Was ich damit wieder einmal transportieren will, ist die Forderung nach einer leidenschaftlichen, ihren Gegenstand als Lebenspriorität vertretenden Kulturpolitik. Denn schon wieder ist es die Kunst, die dem Versagen der Politik durch die Tat begegnet. Nachdem im Gefolge der dilettantischen Verordnungslage ein Infizierter legal der "Jedermann"-Premiere beigewohnt hatte, verfügten die Festspiele, aus deren erfolgreichem Präventivkonzept die Politik ein Jahr lang keine Schlüsse gezogen hatte, sofortige FFP2-Masken-Pflicht für alle ihre Veranstaltungen. Zeitgleich sah sich der Gesundheitsminister zur Halbzeit der Reisesaison außerstande, bei der Tourismusministerin eine ernsthafte Testpflicht für Kroatien-Rückkehrer durchzusetzen, ohne dass einer der beiden zurückgetreten wäre.

Womit ich wieder am Ausgangspunkt meiner Erörterungen bin. Kulturmenschen, die der ihnen anvertrauten Materie durch Leidenschaft und Sachkenntnis verbunden sind: Das wäre das Anforderungsprofil für anstehende Besetzungen in den hier zur Debatte stehenden Bereichen. Nun habe ich keine Ahnung, ob Lisa Totzauer und/oder Roland Weißmann diesem Katalog entsprechen. Ich wünsche es ihnen, dem ORF und mir von Herzen. Denn in einem dem öffentlich-rechtlichen Kulturauftrag verpflichteten Unternehmen kann es gar nicht genug Kulturmenschen geben.

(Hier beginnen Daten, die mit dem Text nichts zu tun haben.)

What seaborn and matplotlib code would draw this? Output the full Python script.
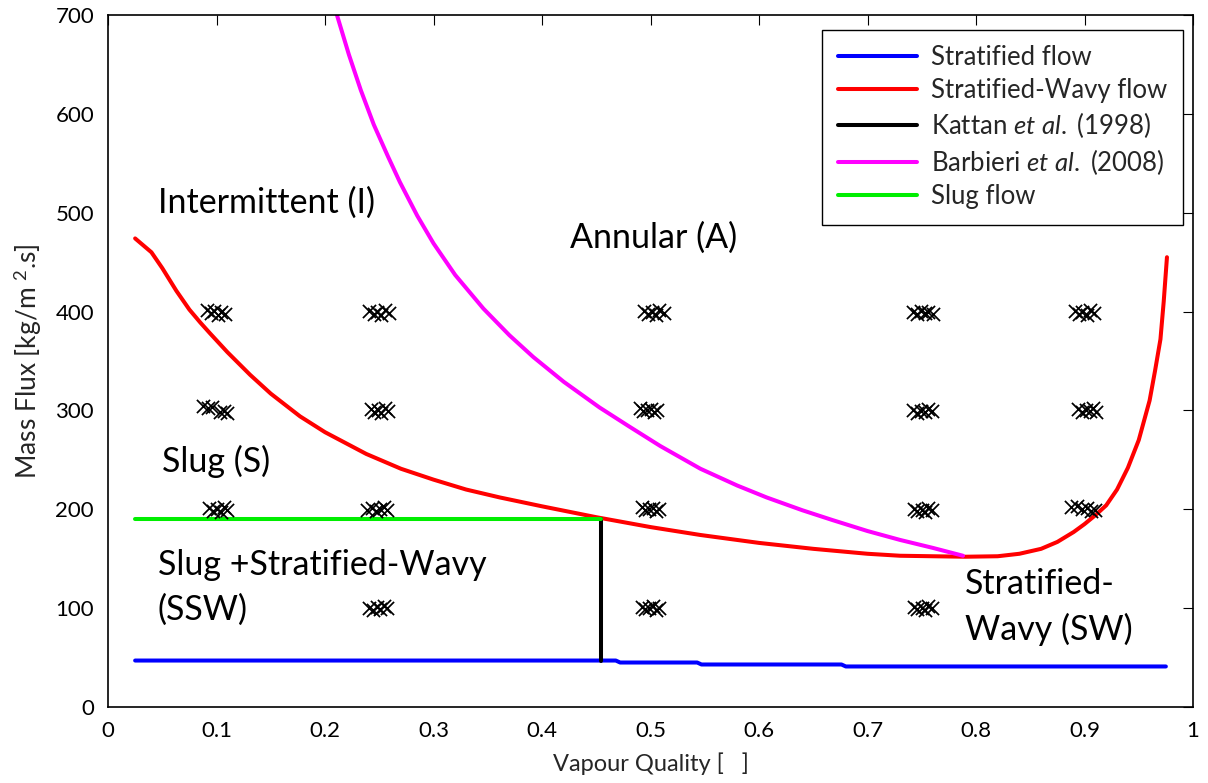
import matplotlib
matplotlib.use("Agg")
import matplotlib.pyplot as plt
import seaborn as sns
import pandas as pd

# ---- boundary curves (vapour quality x, mass flux G in kg/m2.s) ----
strat_x = [0.025, 0.468, 0.472, 0.543, 0.547, 0.676, 0.680, 0.975]
strat_G = [47, 47, 45, 45, 43, 43, 41, 41]

sw_x = [0.025, 0.040, 0.050, 0.063, 0.075, 0.085, 0.094, 0.110, 0.131, 0.150,
        0.177, 0.200, 0.238, 0.270, 0.300, 0.330, 0.361, 0.400, 0.450, 0.500,
        0.546, 0.600, 0.650, 0.700, 0.730, 0.760, 0.790, 0.820, 0.840, 0.860,
        0.875, 0.890, 0.900, 0.910, 0.920, 0.930, 0.940, 0.950, 0.960, 0.965,
        0.970, 0.973, 0.976]
sw_G = [474, 460, 444, 421, 402, 389, 378, 359, 336, 317,
        294, 278, 256, 241, 230, 220, 212, 203, 192, 182,
        174, 166, 160, 155, 153, 152.5, 152, 152.5, 155, 160,
        167, 177, 185, 194, 204, 220, 242, 270, 310, 340,
        372, 410, 455]

kattan_x = [0.454, 0.454]
kattan_G = [47, 190]

barbieri_x = [0.211, 0.222, 0.233, 0.245, 0.258, 0.269, 0.285, 0.300, 0.320,
              0.346, 0.370, 0.392, 0.420, 0.453, 0.480, 0.509, 0.546, 0.580,
              0.607, 0.640, 0.668, 0.700, 0.730, 0.760, 0.788]
barbieri_G = [700, 660, 624, 589, 557, 531, 497, 469, 437,
              403, 376, 354, 329, 303, 284, 264, 241, 224,
              212, 199, 189, 178, 169, 161, 153]

slug_x = [0.025, 0.454]
slug_G = [190, 190]

# ---- experimental runs (repeated tests at each nominal condition) ----
test_x = [
    # G = 400
    0.091, 0.095, 0.098, 0.101, 0.104, 0.108,
    0.241, 0.245, 0.248, 0.252, 0.255, 0.259,
    0.494, 0.498, 0.501, 0.505, 0.508, 0.512,
    0.742, 0.746, 0.749, 0.753, 0.756, 0.760,
    0.891, 0.895, 0.898, 0.902, 0.905, 0.909,
    # G = 300
    0.088, 0.092, 0.096, 0.103, 0.107, 0.110,
    0.242, 0.245, 0.249, 0.252, 0.255, 0.258,
    0.490, 0.493, 0.497, 0.500, 0.503, 0.506,
    0.742, 0.746, 0.749, 0.753, 0.756, 0.759,
    0.894, 0.898, 0.901, 0.905, 0.908, 0.911,
    # G = 200
    0.093, 0.097, 0.100, 0.104, 0.107, 0.110,
    0.239, 0.243, 0.247, 0.251, 0.254, 0.257,
    0.492, 0.495, 0.499, 0.502, 0.505, 0.508,
    0.743, 0.746, 0.750, 0.753, 0.756, 0.759,
    0.888, 0.893, 0.898, 0.902, 0.906, 0.910,
    # G = 100
    0.241, 0.244, 0.248, 0.251, 0.254, 0.257,
    0.492, 0.495, 0.499, 0.502, 0.505, 0.508,
    0.743, 0.746, 0.750, 0.753, 0.756, 0.759,
]
test_G = [
    402, 399, 401, 397, 400, 398,
    401, 398, 400, 397, 402, 399,
    401, 398, 400, 397, 402, 399,
    400, 398, 401, 399, 400, 398,
    401, 398, 400, 397, 402, 399,
    304, 302, 303, 298, 299, 297,
    301, 298, 300, 297, 302, 299,
    302, 299, 300, 301, 298, 300,
    300, 297, 299, 298, 301, 299,
    301, 298, 300, 299, 302, 298,
    201, 198, 200, 197, 202, 199,
    199, 201, 198, 200, 202, 199,
    202, 199, 200, 201, 198, 200,
    200, 198, 199, 197, 201, 199,
    202, 203, 200, 201, 198, 199,
    100, 98, 101, 99, 102, 100,
    101, 99, 100, 102, 98, 100,
    101, 99, 100, 98, 102, 100,
]

region_labels = [
    ("Intermittent (I)", 0.046, 510),
    ("Annular (A)", 0.426, 475),
    ("Slug (S)", 0.050, 248),
    ("Slug +Stratified-Wavy\n(SSW)", 0.046, 121),
    ("Stratified-\nWavy (SW)", 0.790, 101),
]

x_ticks = [0, 0.1, 0.2, 0.3, 0.4, 0.5, 0.6, 0.7, 0.8, 0.9, 1]
x_tick_labels = ["0", "0.1", "0.2", "0.3", "0.4", "0.5", "0.6", "0.7", "0.8", "0.9", "1"]
y_ticks = [0, 100, 200, 300, 400, 500, 600, 700]

sns.set_theme(style="white")
plt.rcParams["font.family"] = ["Lato", "DejaVu Sans"]
plt.rcParams["mathtext.fontset"] = "custom"
plt.rcParams["mathtext.rm"] = "Lato"
plt.rcParams["mathtext.it"] = "Lato:italic"

fig = plt.figure(figsize=(12.08, 7.83), dpi=100)
ax = fig.add_axes([108 / 1208, 1 - 707 / 783, (1193 - 108) / 1208, (707 - 15) / 783])

lw = 2.9
curves = [
    (strat_x, strat_G, "#0000ff", "Stratified flow"),
    (sw_x, sw_G, "#ff0000", "Stratified-Wavy flow"),
    (kattan_x, kattan_G, "#000000", r"Kattan $\mathit{et\ al.}$ (1998)"),
    (barbieri_x, barbieri_G, "#ff00ff", r"Barbieri $\mathit{et\ al.}$ (2008)"),
    (slug_x, slug_G, "#00ee00", "Slug flow"),
]
for xs, gs, col, lab in curves:
    df = pd.DataFrame({"x": xs, "G": gs})
    sns.lineplot(data=df, x="x", y="G", ax=ax, color=col, lw=lw, sort=False,
                 estimator=None, label=lab)

pts = pd.DataFrame({"x": test_x, "G": test_G})
sns.scatterplot(data=pts, x="x", y="G", ax=ax, marker="x", color="black",
                s=90, linewidth=1.25, zorder=5, legend=False)

for txt, xv, gv in region_labels:
    ax.text(xv, gv, txt, fontsize=24.5, va="center", ha="left", color="black",
            linespacing=1.5)

ax.set_xlim(0, 1)
ax.set_ylim(0, 700)
ax.set_xticks(x_ticks)
ax.set_xticklabels(x_tick_labels)
ax.set_yticks(y_ticks)
ax.tick_params(direction="in", length=7, width=0.8, top=True, right=True,
               labelsize=16, pad=10, colors="black")
for sp in ax.spines.values():
    sp.set_color("black")
    sp.set_linewidth(1.2)

ax.set_xlabel("Vapour Quality [   ]", fontsize=17, labelpad=8)
ax.set_ylabel(r"Mass Flux [kg/m $^{2}$.s]", fontsize=19, labelpad=8)

leg = ax.legend(loc="upper right", bbox_to_anchor=(0.9908, 0.9783),
                fontsize=18.5, frameon=True, fancybox=False,
                edgecolor="black", handlelength=3.1, handletextpad=0.55,
                borderpad=0.6, labelspacing=0.28, borderaxespad=0)
leg.get_frame().set_linewidth(1.0)
leg.get_frame().set_alpha(1)

fig.savefig("out.png", dpi=100, facecolor="white")
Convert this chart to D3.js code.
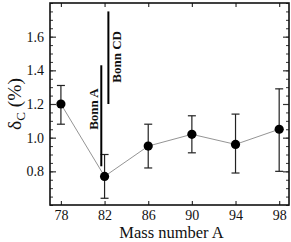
<!DOCTYPE html>
<html>
<head>
<meta charset="utf-8">
<script src="https://cdn.jsdelivr.net/npm/d3@7"></script>
<style>
	body { margin: 0; background: #fff; }
	svg text { font-family: "Liberation Serif", "DejaVu Serif", serif !important; fill: #111; }
</style>
</head>
<body>
<div id="chart"></div>
<script>
// data
const massNumbers = [78, 82, 86, 90, 94, 98];
const deltaC = [1.20, 0.77, 0.95, 1.02, 0.96, 1.05];
const errLow = [1.08, 0.64, 0.82, 0.91, 0.79, 0.80];
const errHigh = [1.31, 0.90, 1.08, 1.13, 1.14, 1.29];
const xTicks = [78, 82, 86, 90, 94, 98];
const yTicks = [0.8, 1.0, 1.2, 1.4, 1.6];
// experimental ranges
const bonnRanges = [
	{ label: "Bonn A", x: 81.7, y0: 0.83, y1: 1.43, labelY: 1.17 },
	{ label: "Bonn CD", x: 82.35, y0: 1.20, y1: 1.75, labelY: 1.48 }
];

const FONT = "'Liberation Serif', 'DejaVu Serif', serif";
const W = 291, H = 242;
const margin = { top: 3, right: 2, bottom: 37, left: 50 };
const width = W - margin.left - margin.right;
const height = H - margin.top - margin.bottom;

const svg = d3.select("#chart").append("svg")
	.attr("width", W)
	.attr("height", H)
	.attr("font-family", FONT);
const g = svg.append("g")
	.attr("transform", `translate(${margin.left},${margin.top})`);

const x = d3.scaleLinear().domain([77, 98.9]).range([0, width]);
const y = d3.scaleLinear().domain([0.6, 1.8]).range([height, 0]);

// minor ticks every 0.05 on y
const yMinor = d3.range(0.6, 1.8001, 0.05).map(v => +v.toFixed(2));

// left axis
g.append("g")
	.call(d3.axisLeft(y).tickValues(yMinor).tickSize(-3).tickFormat(""))
	.call(a => a.select(".domain").remove())
	.selectAll("line").attr("stroke", "#333");
g.append("g")
	.call(d3.axisLeft(y).tickValues(yTicks).tickSize(-6).tickPadding(6).tickFormat(d3.format(".1f")))
	.attr("font-family", FONT)
	.call(a => a.select(".domain").remove())
	.call(a => a.selectAll("text").attr("font-size", 14))
	.selectAll("line").attr("stroke", "#333").attr("stroke-width", 1.2);

// right axis (mirror)
g.append("g")
	.attr("transform", `translate(${width},0)`)
	.call(d3.axisRight(y).tickValues(yMinor).tickSize(-3).tickFormat(""))
	.call(a => a.select(".domain").remove())
	.selectAll("line").attr("stroke", "#333");
g.append("g")
	.attr("transform", `translate(${width},0)`)
	.call(d3.axisRight(y).tickValues(yTicks).tickSize(-6).tickFormat(""))
	.call(a => a.select(".domain").remove())
	.selectAll("line").attr("stroke", "#333").attr("stroke-width", 1.2);

// bottom axis
g.append("g")
	.attr("transform", `translate(0,${height})`)
	.call(d3.axisBottom(x).tickValues(xTicks).tickSize(-4).tickPadding(5).tickFormat(d3.format("d")))
	.attr("font-family", FONT)
	.call(a => a.select(".domain").remove())
	.call(a => a.selectAll("text").attr("font-size", 14))
	.selectAll("line").attr("stroke", "#333").attr("stroke-width", 1.2);

// top axis (mirror)
g.append("g")
	.call(d3.axisTop(x).tickValues(xTicks).tickSize(-4).tickFormat(""))
	.call(a => a.select(".domain").remove())
	.selectAll("line").attr("stroke", "#333").attr("stroke-width", 1.2);

// frame
g.append("rect")
	.attr("width", width).attr("height", height)
	.attr("fill", "none").attr("stroke", "#111").attr("stroke-width", 1.6);

const pts = massNumbers.map((m, i) => ({ m, v: deltaC[i], lo: errLow[i], hi: errHigh[i] }));

// connecting line
g.append("path")
	.datum(pts)
	.attr("fill", "none")
	.attr("stroke", "#888")
	.attr("stroke-width", 0.9)
	.attr("d", d3.line().x(d => x(d.m)).y(d => y(d.v)));

// error bars
const eb = g.append("g").attr("stroke", "#222").attr("stroke-width", 1.2);
eb.selectAll("line.v").data(pts).join("line")
	.attr("x1", d => x(d.m)).attr("x2", d => x(d.m))
	.attr("y1", d => y(d.lo)).attr("y2", d => y(d.hi));
eb.selectAll("line.lo").data(pts).join("line")
	.attr("x1", d => x(d.m) - 4).attr("x2", d => x(d.m) + 4)
	.attr("y1", d => y(d.lo)).attr("y2", d => y(d.lo));
eb.selectAll("line.hi").data(pts).join("line")
	.attr("x1", d => x(d.m) - 4).attr("x2", d => x(d.m) + 4)
	.attr("y1", d => y(d.hi)).attr("y2", d => y(d.hi));

// markers
g.selectAll("circle").data(pts).join("circle")
	.attr("cx", d => x(d.m)).attr("cy", d => y(d.v))
	.attr("r", 4.6).attr("fill", "#000");

// Bonn ranges
g.selectAll("line.bonn").data(bonnRanges).join("line")
	.attr("class", "bonn")
	.attr("x1", d => x(d.x)).attr("x2", d => x(d.x))
	.attr("y1", d => y(d.y0)).attr("y2", d => y(d.y1))
	.attr("stroke", "#000").attr("stroke-width", 2);

g.selectAll("text.bonn").data(bonnRanges).join("text")
	.attr("class", "bonn")
	.attr("transform", (d, i) => i === 0
		? `translate(${x(d.x) - 3},${y(d.labelY)}) rotate(-90)`
		: `translate(${x(d.x) + 13},${y(d.labelY)}) rotate(-90)`)
	.attr("text-anchor", "middle")
	.attr("font-size", 13)
	.attr("font-weight", "bold")
	.text(d => d.label);

// axis titles
svg.append("text")
	.attr("x", margin.left + width / 2 + 2)
	.attr("y", 238)
	.attr("text-anchor", "middle")
	.attr("font-size", 16.5)
	.text("Mass number A");

const yl = svg.append("text")
	.attr("transform", `translate(21,${margin.top + y(1.2)}) rotate(-90)`)
	.attr("text-anchor", "middle")
	.attr("font-size", 19.5);
yl.append("tspan").text("δ");
yl.append("tspan").attr("font-size", 13).attr("dy", 4).text("C");
yl.append("tspan").attr("dy", -4).text(" (%)");
</script>
</body>
</html>
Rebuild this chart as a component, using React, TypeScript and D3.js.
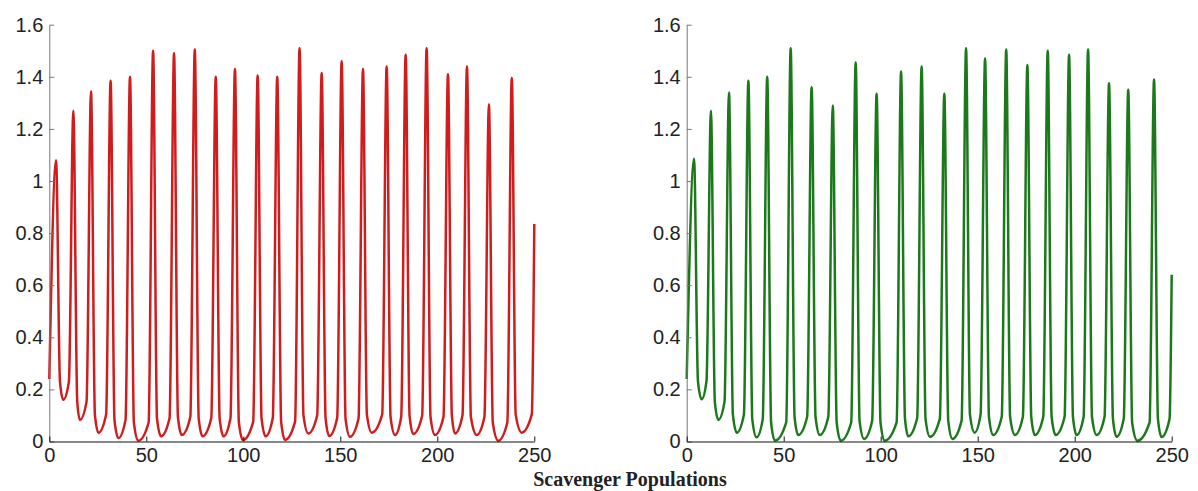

Was ich fraglos weiß, ist das Folgende: Der Amtsinhaber Alexander Wrabetz ist ein Kulturmensch, dem ich öfter im Theater und in der Oper begegnet bin als jedem Kunstminister nach Rudolf Scholten. Der ORF hat in den Monaten des politischen Versagens mit den Salzburger Festspielen, der Staatsoper und den Philharmonikern Wegweisendes geleistet: Über den Sender ORF III, ein Derivat der Ära Wrabetz, wurde die Versorgung mit dem Grundnahrungsmittel Kunst aufrecht erhalten. Ich gebe das formlos zu bedenken, ohne mich in die Gebarung multicolorer Freundeskreise, die ausnahmslos nicht die meinen sind, einmengen zu wollen.